--- START Supplied records ---
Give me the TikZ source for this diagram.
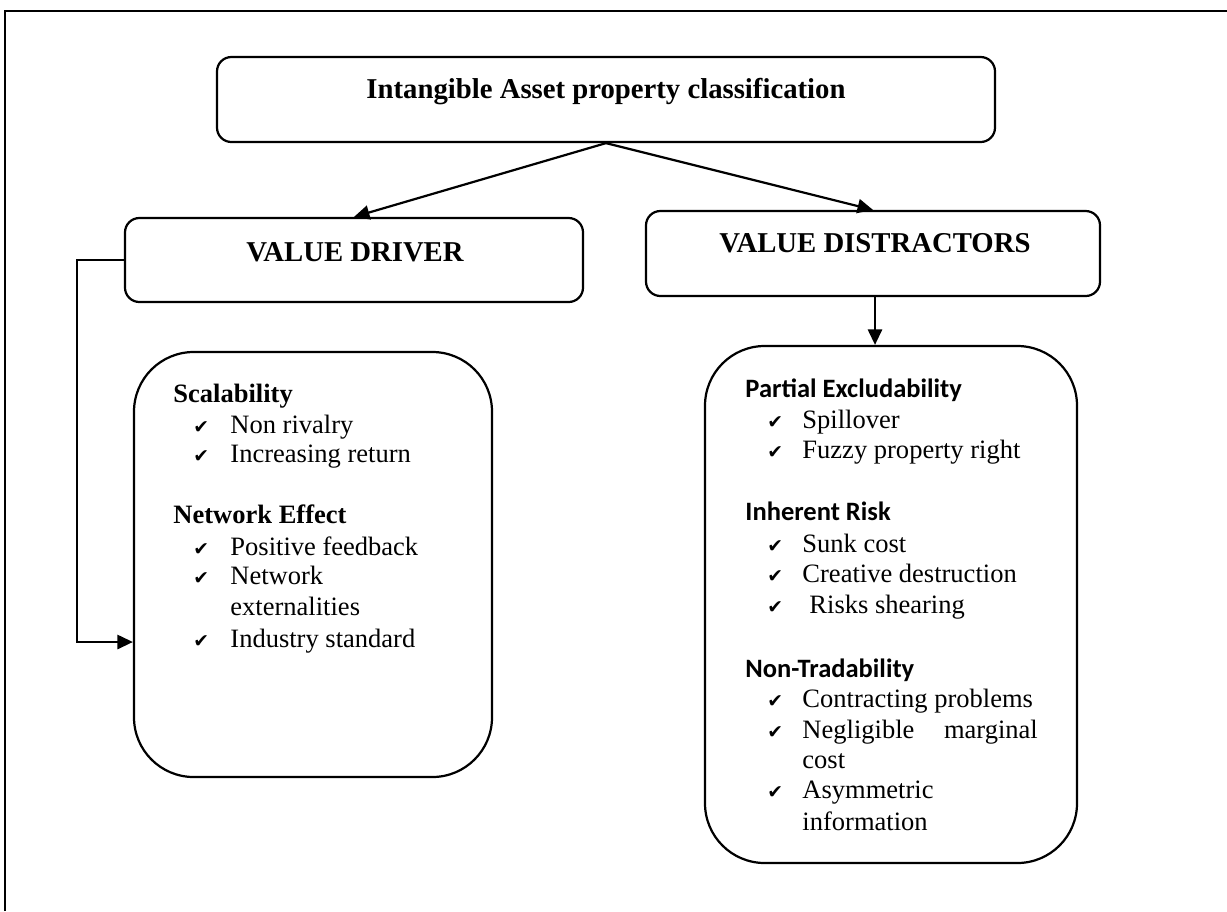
\documentclass[tikz,border=0pt]{standalone}
\usepackage{fontspec}
\setmainfont{Liberation Serif}
\newfontfamily\calib{Carlito}
\newfontfamily\djv{DejaVu Sans}
\usetikzlibrary{arrows.meta,fit}
\tikzset{
  box/.style={draw, line width=1pt, rounded corners=6.5pt, inner sep=0pt},
  bigbox/.style={draw, line width=1pt, rounded corners=27pt, inner sep=0pt},
  arr/.style={line width=1pt, -{Triangle[length=7pt,width=6.4pt]}},
  frame/.style={line width=1.3pt},
  ttl/.style={inner sep=0pt, font=\fontsize{13}{15}\selectfont\bfseries},
  hdr/.style={anchor=mid west, inner sep=0pt, font=\fontsize{12}{14}\selectfont\bfseries},
  chdr/.style={anchor=mid west, inner sep=0pt, font=\calib\fontsize{12}{14}\selectfont\bfseries},
  item/.style={anchor=mid west, inner sep=0pt, font=\fontsize{12}{14}\selectfont},
  chk/.style={anchor=mid west, inner sep=0pt, font=\djv\fontsize{8.5}{10}\selectfont}
}
\begin{document}
\begin{tikzpicture}[x=0.4525pt,y=-0.4525pt]
\useasboundingbox (0,0) rectangle (1227,911);
% outer frame
\draw[frame] (5,911) -- (5,11) -- (1227,11);

% boxes
\node[box, fit={(217,57) (995,142)}] (title) {};
\node[box, fit={(125,218) (583,302)}] (vdriver) {};
\node[box, fit={(646,211) (1100,296)}] (vdist) {};
\node[bigbox, fit={(134,352) (492,777)}] (lbox) {};
\node[bigbox, fit={(705,346) (1077,863)}] (rbox) {};

% box titles
\node[ttl] (titletext) at (606,92) {Intangible Asset property classification};
\node[ttl] (vdrivertext) at (355,252) {VALUE DRIVER};
\node[ttl] (vdisttext) at (875,243) {VALUE DISTRACTORS};

% connectors
\coordinate (elbow) at (77,642);
\draw[arr] (title.south) -- (vdriver.north);
\draw[arr] (title.south) -- (vdist.north);
\draw[arr] (vdriver.west) -| (elbow) -- (elbow -| lbox.west);
\draw[arr] (vdist.south -| 875,0) -- (rbox.north -| 875,0);

% left box content
\node[hdr] (h1) at (173,397) {Scalability};
\node[chk] (c11) at (193,428) {✔}; \node[item] (i11) at (230,428) {Non rivalry};
\node[chk] (c12) at (193,457) {✔}; \node[item] (i12) at (230,457) {Increasing return};
\node[hdr] (h2) at (173,518) {Network Effect};
\node[chk] (c21) at (193,550) {✔}; \node[item] (i21) at (230,550) {Positive feedback};
\node[chk] (c22) at (193,579) {✔}; \node[item] (i22) at (230,579) {Network};
\node[item] (i22b) at (230,610) {externalities};
\node[chk] (c23) at (193,642) {✔}; \node[item] (i23) at (230,642) {Industry standard};

% right box content
\node[chdr] (h3) at (745,392) {Partial Excludability};
\node[chk] (c31) at (767,423) {✔}; \node[item] (i31) at (802,423) {Spillover};
\node[chk] (c32) at (767,453) {✔}; \node[item] (i32) at (802,453) {Fuzzy property right};
\node[chdr] (h4) at (745,515) {Inherent Risk};
\node[chk] (c41) at (767,547) {✔}; \node[item] (i41) at (802,547) {Sunk cost};
\node[chk] (c42) at (767,577) {✔}; \node[item] (i42) at (802,577) {Creative destruction};
\node[chk] (c43) at (767,608) {✔}; \node[item] (i43) at (809,608) {Risks shearing};
\node[chdr] (h5) at (745,672) {Non-Tradability};
\node[chk] (c51) at (767,702) {✔}; \node[item] (i51) at (802,702) {Contracting problems};
\node[chk] (c52) at (767,733) {✔}; \node[item] (i52) at (802,733) {\hbox to 106.5pt{Negligible\hfill marginal}};
\node[item] (i52b) at (802,763) {cost};
\node[chk] (c53) at (767,793) {✔}; \node[item] (i53) at (802,793) {Asymmetric};
\node[item] (i53b) at (802,825) {information};
\end{tikzpicture}
\end{document}
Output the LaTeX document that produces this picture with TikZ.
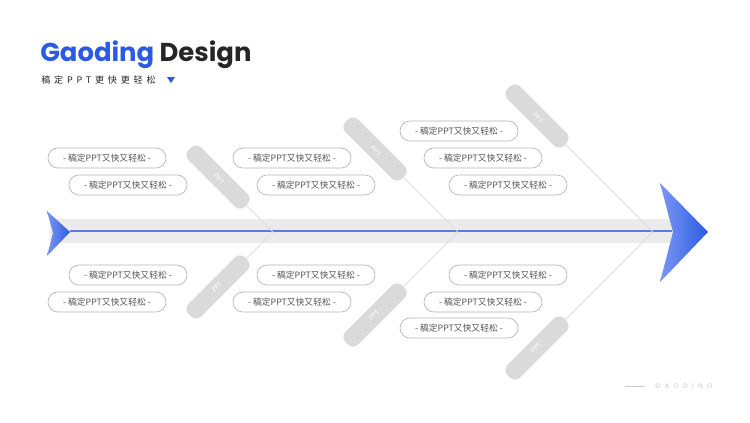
--- END Supplied records ---
Your copy should match the entries exactly, minus the pictures.

_Solution for this problem_
Give me the TikZ source for this diagram.
\documentclass[tikz,border=0pt]{standalone}
\usepackage{fontspec}
\setmainfont{Liberation Serif}
\newfontfamily\calib{Carlito}
\newfontfamily\djv{DejaVu Sans}
\usetikzlibrary{arrows.meta,fit}
\tikzset{
  box/.style={draw, line width=1pt, rounded corners=6.5pt, inner sep=0pt},
  bigbox/.style={draw, line width=1pt, rounded corners=27pt, inner sep=0pt},
  arr/.style={line width=1pt, -{Triangle[length=7pt,width=6.4pt]}},
  frame/.style={line width=1.3pt},
  ttl/.style={inner sep=0pt, font=\fontsize{13}{15}\selectfont\bfseries},
  hdr/.style={anchor=mid west, inner sep=0pt, font=\fontsize{12}{14}\selectfont\bfseries},
  chdr/.style={anchor=mid west, inner sep=0pt, font=\calib\fontsize{12}{14}\selectfont\bfseries},
  item/.style={anchor=mid west, inner sep=0pt, font=\fontsize{12}{14}\selectfont},
  chk/.style={anchor=mid west, inner sep=0pt, font=\djv\fontsize{8.5}{10}\selectfont}
}
\begin{document}
\begin{tikzpicture}[x=0.4525pt,y=-0.4525pt]
\useasboundingbox (0,0) rectangle (1227,911);
% outer frame
\draw[frame] (5,911) -- (5,11) -- (1227,11);

% boxes
\node[box, fit={(217,57) (995,142)}] (title) {};
\node[box, fit={(125,218) (583,302)}] (vdriver) {};
\node[box, fit={(646,211) (1100,296)}] (vdist) {};
\node[bigbox, fit={(134,352) (492,777)}] (lbox) {};
\node[bigbox, fit={(705,346) (1077,863)}] (rbox) {};

% box titles
\node[ttl] (titletext) at (606,92) {Intangible Asset property classification};
\node[ttl] (vdrivertext) at (355,252) {VALUE DRIVER};
\node[ttl] (vdisttext) at (875,243) {VALUE DISTRACTORS};

% connectors
\coordinate (elbow) at (77,642);
\draw[arr] (title.south) -- (vdriver.north);
\draw[arr] (title.south) -- (vdist.north);
\draw[arr] (vdriver.west) -| (elbow) -- (elbow -| lbox.west);
\draw[arr] (vdist.south -| 875,0) -- (rbox.north -| 875,0);

% left box content
\node[hdr] (h1) at (173,397) {Scalability};
\node[chk] (c11) at (193,428) {✔}; \node[item] (i11) at (230,428) {Non rivalry};
\node[chk] (c12) at (193,457) {✔}; \node[item] (i12) at (230,457) {Increasing return};
\node[hdr] (h2) at (173,518) {Network Effect};
\node[chk] (c21) at (193,550) {✔}; \node[item] (i21) at (230,550) {Positive feedback};
\node[chk] (c22) at (193,579) {✔}; \node[item] (i22) at (230,579) {Network};
\node[item] (i22b) at (230,610) {externalities};
\node[chk] (c23) at (193,642) {✔}; \node[item] (i23) at (230,642) {Industry standard};

% right box content
\node[chdr] (h3) at (745,392) {Partial Excludability};
\node[chk] (c31) at (767,423) {✔}; \node[item] (i31) at (802,423) {Spillover};
\node[chk] (c32) at (767,453) {✔}; \node[item] (i32) at (802,453) {Fuzzy property right};
\node[chdr] (h4) at (745,515) {Inherent Risk};
\node[chk] (c41) at (767,547) {✔}; \node[item] (i41) at (802,547) {Sunk cost};
\node[chk] (c42) at (767,577) {✔}; \node[item] (i42) at (802,577) {Creative destruction};
\node[chk] (c43) at (767,608) {✔}; \node[item] (i43) at (809,608) {Risks shearing};
\node[chdr] (h5) at (745,672) {Non-Tradability};
\node[chk] (c51) at (767,702) {✔}; \node[item] (i51) at (802,702) {Contracting problems};
\node[chk] (c52) at (767,733) {✔}; \node[item] (i52) at (802,733) {\hbox to 106.5pt{Negligible\hfill marginal}};
\node[item] (i52b) at (802,763) {cost};
\node[chk] (c53) at (767,793) {✔}; \node[item] (i53) at (802,793) {Asymmetric};
\node[item] (i53b) at (802,825) {information};
\end{tikzpicture}
\end{document}
Output the LaTeX document that produces this picture with TikZ.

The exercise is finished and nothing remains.